Dollar cost averaging
— also known as a constant dollar plan
or in the United Kingdom
as pound-cost averaging
— is an investing
technique intended to reduce exposure to risk
associated with making a single large purchase. The idea is simple: spend a fixed dollar amount at regular intervals (e.g., monthly) on a particular investment or portfolio/part of a portfolio, regardless of the share price. The premise of dollar cost averaging is that the investor wants to guard against the risk that the market may lose value shortly after making his investment. Therefore, he chooses to spread his investment over a number of periods.
Since the market has a positive mean rate of return, dollar cost averaging usually requires the investor to give up some expected return for the benefit of reduced variance in his eventual outcome. In fact, research has shown that investing a lump sum according to these principles generally results in worse performance as compared to investing the entire sum at separate times (Constantinides, 1979). However, the investor can expect a reduction in the variance of his performance by implementing dollar cost averaging. While dollar cost averaging can help to limit the downside of a worst-case scenario of an immediate drop in asset value after the lump sum is invested, most market research has shown that such drop-offs are relatively rare compared to the strong emphasis the strategy puts on avoiding them.
When using dollar cost averaging, the investor must determine how long the investment horizon will be as well as the frequency of making investments (i.e.: monthly, quarterly, etc.). Again, the investor must generally balance the tradeoff between reduced variance and improved performance. By selecting a short time horizon, the strategy will behave more like lump sum investing with better performance but higher variance. With a long time horizon, dollar cost averaging has a greater chance of producing worse performance but the variance of returns will be reduced. One study has found that the best horizons when investing in the stock market have been 6 or 12 months (Jones, 1997).
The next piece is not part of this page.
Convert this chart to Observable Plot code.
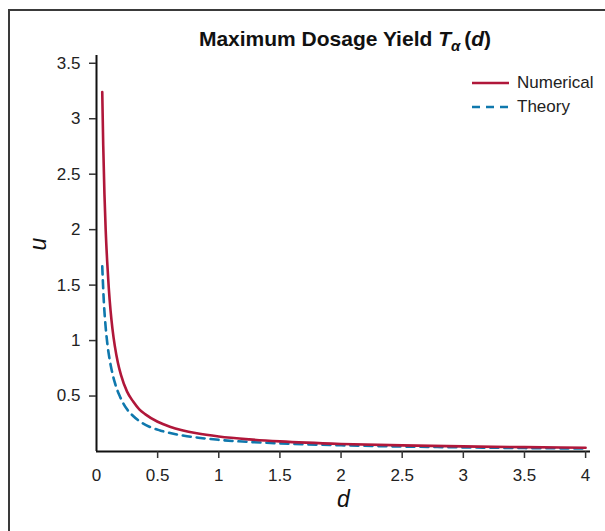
<!DOCTYPE html>
<html>
<head>
<meta charset="utf-8">
<script src="https://cdn.jsdelivr.net/npm/d3@7"></script>
<script src="https://cdn.jsdelivr.net/npm/@observablehq/plot@0.6"></script>
<style>
  html, body { margin: 0; padding: 0; background: #fff; overflow: hidden; }
  #wrap { position: relative; width: 605px; height: 531px; overflow: hidden; font-family: "Liberation Sans", Arial, sans-serif; }
  #frame { position: absolute; left: 8px; top: 9px; width: 700px; height: 600px; border-left: 2px solid #3a3a3a; border-top: 2px solid #3a3a3a; }
  #chart { position: absolute; left: 0; top: 0; }
  #chart [aria-label$="tick label"] { font-size: 17px; }
  #chart [aria-label$="tick label"] text { font-size: 17px; }
  #title { position: absolute; left: 0; top: 27px; width: 690px; text-align: center; font-weight: bold; font-size: 21px; line-height: 24px; color: #111; white-space: nowrap; }
  #title sub { line-height: 0; font-size: 15px; margin-right: 4px; }
  #legend { position: absolute; left: 472px; top: 71px; font-size: 17px; color: #222; }
  #legend .row { display: flex; align-items: center; height: 24px; }
  #legend svg { margin-right: 8px; }
</style>
</head>
<body>
<div id="wrap">
  <div id="frame"></div>
  <div id="chart"></div>
  <div id="title">Maximum Dosage Yield <i>T</i><sub><i>α</i></sub>(<i>d</i>)</div>
  <div id="legend"></div>
</div>
<script>
// Series: Numerical (solid red)
const numericalD = [0.047, 0.055, 0.065, 0.075, 0.0875, 0.1, 0.115, 0.13, 0.15, 0.175, 0.2, 0.25, 0.3, 0.35, 0.4, 0.5, 0.6, 0.7, 0.82, 1.0, 1.25, 1.5, 2.0, 2.5, 3.0, 3.5, 4.0];
const numericalU = [3.24, 2.76, 2.32, 2.0, 1.71, 1.48, 1.27, 1.11, 0.95, 0.8, 0.69, 0.54, 0.45, 0.38, 0.335, 0.268, 0.224, 0.192, 0.164, 0.135, 0.109, 0.091, 0.068, 0.055, 0.046, 0.039, 0.034];
// Series: Theory (dashed blue)
const theoryD = [0.047, 0.06, 0.075, 0.09, 0.1, 0.123, 0.15, 0.19, 0.25, 0.3, 0.355, 0.44, 0.52, 0.62, 0.74, 0.85, 1.0, 1.25, 1.5, 2.0, 2.5, 3.0, 3.5, 4.0];
const theoryU = [1.67, 1.35, 1.12, 0.96, 0.88, 0.74, 0.62, 0.5, 0.38, 0.32, 0.27, 0.22, 0.19, 0.162, 0.138, 0.122, 0.105, 0.086, 0.073, 0.056, 0.045, 0.037, 0.031, 0.027];

const seriesNames = ["Numerical", "Theory"];
const seriesColors = ["#b0173a", "#0f78ad"];

const xTicks = [0, 0.5, 1, 1.5, 2, 2.5, 3, 3.5, 4];
const yTicks = [0.5, 1, 1.5, 2, 2.5, 3, 3.5];
const xLabel = "d";
const yLabel = "u";

const numerical = numericalD.map((d, i) => ({d, u: numericalU[i]}));
const theory = theoryD.map((d, i) => ({d, u: theoryU[i]}));

const chart = Plot.plot({
  width: 605,
  height: 531,
  marginLeft: 96,
  marginRight: 15,
  marginTop: 55,
  marginBottom: 80,
  x: {domain: [0, 4.04]},
  y: {domain: [0, 3.57]},
  style: {fontFamily: "'Liberation Sans', Arial, sans-serif", fontSize: "17px", color: "#222", background: "transparent", overflow: "visible"},
  marks: [
    Plot.line(theory, {x: "d", y: "u", stroke: seriesColors[1], strokeWidth: 2.6, strokeDasharray: "8,6", curve: "monotone-x"}),
    Plot.line(numerical, {x: "d", y: "u", stroke: seriesColors[0], strokeWidth: 2.6, curve: "monotone-x"}),
    Plot.ruleY([0], {stroke: "#111", strokeWidth: 2}),
    Plot.ruleX([0], {stroke: "#111", strokeWidth: 2}),
    Plot.axisX({ticks: xTicks.filter(t => t > 0), tickSize: 7, text: null, label: null, stroke: "#333", strokeWidth: 1.5}),
    Plot.axisX({ticks: xTicks, tickSize: 0, tickPadding: 17, tickFormat: d => String(d), label: null, fill: "#222", fontSize: 17}),
    Plot.axisY({ticks: yTicks, tickSize: 7, tickPadding: 9, tickFormat: d => String(d), label: null, stroke: "#333", strokeWidth: 1.5, fill: "#222", fontSize: 17}),
    Plot.text([xLabel], {frameAnchor: "bottom", dy: 55, fontSize: 23, fontStyle: "italic", fill: "#111"}),
    Plot.text([yLabel], {frameAnchor: "left", dx: -58, dy: -3, rotate: -90, fontSize: 23, fontStyle: "italic", fill: "#111"})
  ]
});
document.getElementById("chart").appendChild(chart);

// Legend
const legend = document.getElementById("legend");
seriesNames.forEach((name, i) => {
  const row = document.createElement("div");
  row.className = "row";
  const dash = i === 1 ? ' stroke-dasharray="8,6"' : '';
  row.innerHTML = `<svg width="37" height="6"><line x1="0" x2="37" y1="3" y2="3" stroke="${seriesColors[i]}" stroke-width="2.6"${dash}/></svg><span>${name}</span>`;
  legend.appendChild(row);
});
</script>
</body>
</html>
When making the decision to dollar cost average, the investor can consider additional information about the investment which may guide his choice of strategy. For instance, when investing in the stock market, the investor can use the market’s P/E ratio
as an indicator of the expected future rate of return. A high P/E may indicate that the expected future rate of return is lower than the historical rate (maybe even negative) and dollar cost averaging may be a superior strategy than lump sum investing. Research has shown that the choice of dollar cost averaging can actually produce superior performance and reduced variance in comparison to lump sum investing when the market’s P/E ratio is high (Sigma Investing, 2006).
Another formulaic investing strategy is called value averaging. In contrast to dollar cost averaging, this technique aims to invest an amount in each period such that a target investment value is achieved in each period. In some cases, value averaging will call on the investor to sell some of his asset if the target is surpassed. It is more complicated than basic dollar cost averaging but has been shown to produce superior results.
Reverse dollar cost averaging
Until now there has been nothing similar on the withdrawal side. In fact the common practice of withdrawing a constant sum each period is dollar cost averaging with you on the losing end. United States patent 7003483 has been issued for a method of reverse dollar cost averaging to sell for more, not less, than the average price.
Criticism from economists and finance experts
Dollar cost averaging has been widely criticized by economists and academic finance researchers as more of a marketing gimmick than a sound investment strategy (a way to gradually ease worried investors into a market, investing more over time than they might otherwise be willing to do all at once). Numerous studies of real market performance, models, and theoretical analysis of the strategy have shown that in addition to having the admitted lower overall returns, DCA does not even meaningfully reduce risk when compared to other strategies, even including a completely random investment strategy.